═════ Data records

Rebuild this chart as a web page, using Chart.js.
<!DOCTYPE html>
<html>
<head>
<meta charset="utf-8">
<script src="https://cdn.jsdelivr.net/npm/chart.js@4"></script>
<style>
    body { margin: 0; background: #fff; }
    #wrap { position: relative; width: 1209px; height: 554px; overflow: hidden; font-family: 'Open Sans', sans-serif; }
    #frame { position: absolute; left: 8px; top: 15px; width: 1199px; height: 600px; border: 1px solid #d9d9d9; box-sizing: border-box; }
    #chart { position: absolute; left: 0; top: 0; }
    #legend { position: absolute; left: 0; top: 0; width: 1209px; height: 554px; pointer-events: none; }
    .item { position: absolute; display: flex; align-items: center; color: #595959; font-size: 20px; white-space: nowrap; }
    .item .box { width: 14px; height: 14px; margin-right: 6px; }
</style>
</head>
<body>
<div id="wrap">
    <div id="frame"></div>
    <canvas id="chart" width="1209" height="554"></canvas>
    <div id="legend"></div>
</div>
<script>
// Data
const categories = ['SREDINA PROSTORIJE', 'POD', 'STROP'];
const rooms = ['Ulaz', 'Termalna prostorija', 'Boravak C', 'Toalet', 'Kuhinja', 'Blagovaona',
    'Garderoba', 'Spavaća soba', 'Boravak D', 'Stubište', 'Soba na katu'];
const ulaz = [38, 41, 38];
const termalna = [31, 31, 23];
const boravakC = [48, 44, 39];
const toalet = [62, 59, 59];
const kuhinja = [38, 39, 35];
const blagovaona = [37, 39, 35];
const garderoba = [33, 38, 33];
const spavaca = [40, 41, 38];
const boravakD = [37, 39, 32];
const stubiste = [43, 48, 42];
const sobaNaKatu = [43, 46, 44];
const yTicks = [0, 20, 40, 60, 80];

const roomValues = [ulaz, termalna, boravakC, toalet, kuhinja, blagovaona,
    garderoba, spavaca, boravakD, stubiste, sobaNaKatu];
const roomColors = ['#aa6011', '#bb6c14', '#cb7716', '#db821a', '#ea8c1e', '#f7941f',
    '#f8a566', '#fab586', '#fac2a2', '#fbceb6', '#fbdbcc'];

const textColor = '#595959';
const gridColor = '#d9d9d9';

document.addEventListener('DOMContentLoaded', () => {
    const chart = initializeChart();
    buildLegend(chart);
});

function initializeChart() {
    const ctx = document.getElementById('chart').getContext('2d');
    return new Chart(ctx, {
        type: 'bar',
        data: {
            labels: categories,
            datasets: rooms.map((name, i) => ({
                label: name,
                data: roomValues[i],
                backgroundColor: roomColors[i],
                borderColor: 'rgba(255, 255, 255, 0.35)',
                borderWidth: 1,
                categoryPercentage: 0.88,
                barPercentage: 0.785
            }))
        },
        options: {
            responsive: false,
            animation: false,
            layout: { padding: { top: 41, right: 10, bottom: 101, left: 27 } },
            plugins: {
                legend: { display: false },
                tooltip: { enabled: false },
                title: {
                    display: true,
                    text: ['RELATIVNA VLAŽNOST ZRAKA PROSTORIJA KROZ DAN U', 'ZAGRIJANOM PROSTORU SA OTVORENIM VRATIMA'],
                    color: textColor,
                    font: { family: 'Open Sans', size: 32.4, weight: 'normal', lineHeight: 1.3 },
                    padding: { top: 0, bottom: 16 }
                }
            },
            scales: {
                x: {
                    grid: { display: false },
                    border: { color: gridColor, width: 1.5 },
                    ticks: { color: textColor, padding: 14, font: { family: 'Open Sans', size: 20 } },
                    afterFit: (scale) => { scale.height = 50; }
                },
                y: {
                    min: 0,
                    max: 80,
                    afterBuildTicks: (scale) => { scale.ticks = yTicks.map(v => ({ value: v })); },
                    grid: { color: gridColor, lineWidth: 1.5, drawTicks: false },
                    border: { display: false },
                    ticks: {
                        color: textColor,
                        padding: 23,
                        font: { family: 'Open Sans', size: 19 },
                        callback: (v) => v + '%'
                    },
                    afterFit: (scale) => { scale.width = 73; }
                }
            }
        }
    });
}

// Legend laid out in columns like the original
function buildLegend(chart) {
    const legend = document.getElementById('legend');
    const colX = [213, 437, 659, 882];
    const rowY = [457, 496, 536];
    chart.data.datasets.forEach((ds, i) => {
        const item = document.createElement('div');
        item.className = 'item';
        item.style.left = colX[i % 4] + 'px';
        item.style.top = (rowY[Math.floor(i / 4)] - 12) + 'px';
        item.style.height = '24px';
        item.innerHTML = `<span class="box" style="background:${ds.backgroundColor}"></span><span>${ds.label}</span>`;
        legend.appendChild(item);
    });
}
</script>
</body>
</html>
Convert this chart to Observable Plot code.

══════════

The exercise →
Make an exact copy of every entry.

Response below →
Rebuild this chart as a web page, using Chart.js.
<!DOCTYPE html>
<html>
<head>
<meta charset="utf-8">
<script src="https://cdn.jsdelivr.net/npm/chart.js@4"></script>
<style>
    body { margin: 0; background: #fff; }
    #wrap { position: relative; width: 1209px; height: 554px; overflow: hidden; font-family: 'Open Sans', sans-serif; }
    #frame { position: absolute; left: 8px; top: 15px; width: 1199px; height: 600px; border: 1px solid #d9d9d9; box-sizing: border-box; }
    #chart { position: absolute; left: 0; top: 0; }
    #legend { position: absolute; left: 0; top: 0; width: 1209px; height: 554px; pointer-events: none; }
    .item { position: absolute; display: flex; align-items: center; color: #595959; font-size: 20px; white-space: nowrap; }
    .item .box { width: 14px; height: 14px; margin-right: 6px; }
</style>
</head>
<body>
<div id="wrap">
    <div id="frame"></div>
    <canvas id="chart" width="1209" height="554"></canvas>
    <div id="legend"></div>
</div>
<script>
// Data
const categories = ['SREDINA PROSTORIJE', 'POD', 'STROP'];
const rooms = ['Ulaz', 'Termalna prostorija', 'Boravak C', 'Toalet', 'Kuhinja', 'Blagovaona',
    'Garderoba', 'Spavaća soba', 'Boravak D', 'Stubište', 'Soba na katu'];
const ulaz = [38, 41, 38];
const termalna = [31, 31, 23];
const boravakC = [48, 44, 39];
const toalet = [62, 59, 59];
const kuhinja = [38, 39, 35];
const blagovaona = [37, 39, 35];
const garderoba = [33, 38, 33];
const spavaca = [40, 41, 38];
const boravakD = [37, 39, 32];
const stubiste = [43, 48, 42];
const sobaNaKatu = [43, 46, 44];
const yTicks = [0, 20, 40, 60, 80];

const roomValues = [ulaz, termalna, boravakC, toalet, kuhinja, blagovaona,
    garderoba, spavaca, boravakD, stubiste, sobaNaKatu];
const roomColors = ['#aa6011', '#bb6c14', '#cb7716', '#db821a', '#ea8c1e', '#f7941f',
    '#f8a566', '#fab586', '#fac2a2', '#fbceb6', '#fbdbcc'];

const textColor = '#595959';
const gridColor = '#d9d9d9';

document.addEventListener('DOMContentLoaded', () => {
    const chart = initializeChart();
    buildLegend(chart);
});

function initializeChart() {
    const ctx = document.getElementById('chart').getContext('2d');
    return new Chart(ctx, {
        type: 'bar',
        data: {
            labels: categories,
            datasets: rooms.map((name, i) => ({
                label: name,
                data: roomValues[i],
                backgroundColor: roomColors[i],
                borderColor: 'rgba(255, 255, 255, 0.35)',
                borderWidth: 1,
                categoryPercentage: 0.88,
                barPercentage: 0.785
            }))
        },
        options: {
            responsive: false,
            animation: false,
            layout: { padding: { top: 41, right: 10, bottom: 101, left: 27 } },
            plugins: {
                legend: { display: false },
                tooltip: { enabled: false },
                title: {
                    display: true,
                    text: ['RELATIVNA VLAŽNOST ZRAKA PROSTORIJA KROZ DAN U', 'ZAGRIJANOM PROSTORU SA OTVORENIM VRATIMA'],
                    color: textColor,
                    font: { family: 'Open Sans', size: 32.4, weight: 'normal', lineHeight: 1.3 },
                    padding: { top: 0, bottom: 16 }
                }
            },
            scales: {
                x: {
                    grid: { display: false },
                    border: { color: gridColor, width: 1.5 },
                    ticks: { color: textColor, padding: 14, font: { family: 'Open Sans', size: 20 } },
                    afterFit: (scale) => { scale.height = 50; }
                },
                y: {
                    min: 0,
                    max: 80,
                    afterBuildTicks: (scale) => { scale.ticks = yTicks.map(v => ({ value: v })); },
                    grid: { color: gridColor, lineWidth: 1.5, drawTicks: false },
                    border: { display: false },
                    ticks: {
                        color: textColor,
                        padding: 23,
                        font: { family: 'Open Sans', size: 19 },
                        callback: (v) => v + '%'
                    },
                    afterFit: (scale) => { scale.width = 73; }
                }
            }
        }
    });
}

// Legend laid out in columns like the original
function buildLegend(chart) {
    const legend = document.getElementById('legend');
    const colX = [213, 437, 659, 882];
    const rowY = [457, 496, 536];
    chart.data.datasets.forEach((ds, i) => {
        const item = document.createElement('div');
        item.className = 'item';
        item.style.left = colX[i % 4] + 'px';
        item.style.top = (rowY[Math.floor(i / 4)] - 12) + 'px';
        item.style.height = '24px';
        item.innerHTML = `<span class="box" style="background:${ds.backgroundColor}"></span><span>${ds.label}</span>`;
        legend.appendChild(item);
    });
}
</script>
</body>
</html>
Convert this chart to Observable Plot code.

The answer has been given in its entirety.